Стиль быта русского интеллигента — это принципиальная бесформенность, бестол­ковое заполнение пространства более или менее безобразными и случайными предме­тами. Презрительное отношение интеллигента ко всем формам быта и к материальной культуре — это уже приближение к слепоте. Достаточно сравнить рабочую комнату Пушкина и Льва Толстого, чтобы увидеть величину разразившейся катастрофы.

Приблизительно с сороковых годов русская культура стала жить в основном жизнью идей, стата бредить понятиями «прогресс», «гуманизм», «просветительство». Позитивизм стал кровеносной системой эпохи, без понятия «прогресс» никакое мышление было невозможно.

Вера превратилась в нечто, нуждающееся в оговорках. Даже люди, оглядываю­щиеся на Евангелие, смущались «чудесами», искали им чуть ли не медицинское объяснение.

Научные, философские или политические идеи совсем другой породы, чем то, что можно назвать «идеями» предметного мира. Отсюда слепота к этому миру. Предмет стал как бы низменной категорией, чем-то вроде «суета сует».

Я помню кое-как быт дореволюционной России. В мою плоть и кровь вошли бревенчатые, прокопченные, оливково-коричневые стены крестьянских изб. Иконы, образки, блестящие олеографии, мерцание красных, или зеленых, или синих зажжен­ных лампад. Немыслимый мастодонт мудрейшей русской печи. Печи, в которую залезали внутрь и там мылись девки и бабы. Печи, наверху которой, завернувшись в вонючий тулуп, додремывал свои нехитрые и считанные уже дни старый дед. Помню кислый запах этих изб. Помню квадратные маленькие окна, а за ними — режущая глаза зелень травы.

Более смутно встает в моей памяти прелесть «хохлацких» мазанок. Их поража­ющая чистота, выбеленные стены, толстейшим слоем окрашенный пол, занавески с кружевами, вышитые цветами полотенца, обливные крынки, макитры, на окнах — горшки с цветами, в палисаднике мальвы, расписные ставни на фасаде, словом, мир, созданный тучной украинской землей и жизнелюбием какой-нибудь Оксаны.

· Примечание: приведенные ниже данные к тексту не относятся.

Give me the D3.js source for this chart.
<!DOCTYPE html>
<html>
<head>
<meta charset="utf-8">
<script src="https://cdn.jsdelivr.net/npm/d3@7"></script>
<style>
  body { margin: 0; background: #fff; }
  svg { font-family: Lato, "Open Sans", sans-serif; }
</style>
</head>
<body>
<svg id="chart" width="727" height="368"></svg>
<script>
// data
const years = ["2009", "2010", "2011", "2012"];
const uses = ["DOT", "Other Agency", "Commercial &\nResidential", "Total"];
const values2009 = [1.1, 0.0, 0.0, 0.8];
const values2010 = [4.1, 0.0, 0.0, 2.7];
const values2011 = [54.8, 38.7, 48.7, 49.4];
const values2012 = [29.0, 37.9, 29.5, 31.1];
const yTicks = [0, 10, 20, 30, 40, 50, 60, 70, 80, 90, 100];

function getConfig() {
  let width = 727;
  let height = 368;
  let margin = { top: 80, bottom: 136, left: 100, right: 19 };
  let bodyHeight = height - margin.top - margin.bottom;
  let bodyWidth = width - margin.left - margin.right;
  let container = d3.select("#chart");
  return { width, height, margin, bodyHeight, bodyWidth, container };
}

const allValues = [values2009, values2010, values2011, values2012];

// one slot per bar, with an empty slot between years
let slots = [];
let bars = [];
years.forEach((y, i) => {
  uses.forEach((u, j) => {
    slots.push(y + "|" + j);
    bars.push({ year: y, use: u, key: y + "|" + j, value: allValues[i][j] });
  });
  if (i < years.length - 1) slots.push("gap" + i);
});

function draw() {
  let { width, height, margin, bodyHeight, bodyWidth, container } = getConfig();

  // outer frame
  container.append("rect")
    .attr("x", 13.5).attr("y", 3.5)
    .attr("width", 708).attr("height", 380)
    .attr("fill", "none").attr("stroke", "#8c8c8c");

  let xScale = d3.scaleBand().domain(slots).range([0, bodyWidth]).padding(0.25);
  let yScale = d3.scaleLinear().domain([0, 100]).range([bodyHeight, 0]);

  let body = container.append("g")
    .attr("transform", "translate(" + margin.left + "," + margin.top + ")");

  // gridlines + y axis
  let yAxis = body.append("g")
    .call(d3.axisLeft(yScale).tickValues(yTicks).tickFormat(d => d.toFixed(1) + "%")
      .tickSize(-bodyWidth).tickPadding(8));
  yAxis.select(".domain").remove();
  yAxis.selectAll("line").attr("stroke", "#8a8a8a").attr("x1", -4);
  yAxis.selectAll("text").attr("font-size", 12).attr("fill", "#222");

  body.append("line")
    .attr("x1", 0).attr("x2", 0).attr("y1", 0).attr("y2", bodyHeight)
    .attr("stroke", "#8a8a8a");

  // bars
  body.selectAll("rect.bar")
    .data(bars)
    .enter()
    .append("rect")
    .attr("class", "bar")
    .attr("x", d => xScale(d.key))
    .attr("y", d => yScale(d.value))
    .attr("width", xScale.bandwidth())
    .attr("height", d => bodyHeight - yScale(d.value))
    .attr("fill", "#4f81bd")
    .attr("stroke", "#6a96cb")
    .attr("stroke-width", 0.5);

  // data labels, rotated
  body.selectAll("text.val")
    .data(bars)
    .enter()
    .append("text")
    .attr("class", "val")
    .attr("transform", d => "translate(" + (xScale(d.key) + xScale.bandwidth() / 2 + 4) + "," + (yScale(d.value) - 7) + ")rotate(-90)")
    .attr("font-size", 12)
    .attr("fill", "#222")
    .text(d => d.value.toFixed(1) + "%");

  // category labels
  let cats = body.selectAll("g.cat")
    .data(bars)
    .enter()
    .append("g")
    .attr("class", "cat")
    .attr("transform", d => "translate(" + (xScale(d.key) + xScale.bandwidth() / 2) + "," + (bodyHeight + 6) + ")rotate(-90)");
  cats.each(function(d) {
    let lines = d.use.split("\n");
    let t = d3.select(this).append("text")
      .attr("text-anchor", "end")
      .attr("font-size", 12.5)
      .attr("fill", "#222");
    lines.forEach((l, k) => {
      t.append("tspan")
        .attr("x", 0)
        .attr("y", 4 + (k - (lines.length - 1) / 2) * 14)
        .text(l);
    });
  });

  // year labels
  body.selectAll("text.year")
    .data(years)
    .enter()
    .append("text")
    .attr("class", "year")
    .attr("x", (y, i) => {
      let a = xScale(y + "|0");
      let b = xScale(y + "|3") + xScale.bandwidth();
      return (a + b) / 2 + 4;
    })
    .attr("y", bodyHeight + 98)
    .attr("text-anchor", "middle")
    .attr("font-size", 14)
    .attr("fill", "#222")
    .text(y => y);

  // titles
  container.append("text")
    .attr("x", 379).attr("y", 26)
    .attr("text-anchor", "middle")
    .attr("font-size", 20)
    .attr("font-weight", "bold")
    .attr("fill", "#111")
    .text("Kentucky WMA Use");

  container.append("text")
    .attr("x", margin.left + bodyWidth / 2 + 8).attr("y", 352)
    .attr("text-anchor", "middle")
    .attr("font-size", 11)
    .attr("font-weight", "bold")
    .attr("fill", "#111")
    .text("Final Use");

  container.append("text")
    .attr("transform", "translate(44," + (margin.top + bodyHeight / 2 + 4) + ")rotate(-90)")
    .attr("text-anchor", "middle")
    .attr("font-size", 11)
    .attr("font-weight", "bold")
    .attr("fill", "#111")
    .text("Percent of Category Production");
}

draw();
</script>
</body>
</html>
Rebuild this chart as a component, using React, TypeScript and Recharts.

Но, конечно, гораздо лучше я знаю и хорошо помню совсем уже умирающую, утлую обстановку помещичьих усадеб, домов, уже зараженных «интеллигентщиной». Многие из этих усадеб стоят перед моим взором так, словно вижу их сейчас.

Образ комнаты в помещичьем доме, воспетый мирискусниками и их последова­телями, — это импровизация на тему о том, что умерло задолго до моего рождения. Хорошо, если одна-единственная комната хранила разрозненные воспоминания о прошлом. Красота была не ценимая, не нашедшая своего места в идейном веке, позабытая, сохранилась чисто случайно в виде отдельных вещей. Вещей чисто утилитарных, которых не успели перебить, исковеркать, отправить на свалку, на чердак. То, что пришло, вкрапилось в старый быт помещичьего гнезда, вытеснило его, обесценило, обезобразило его своим соседством, было столь безликое, бедняц­кое, бездушное, что говорить о нем невозможно.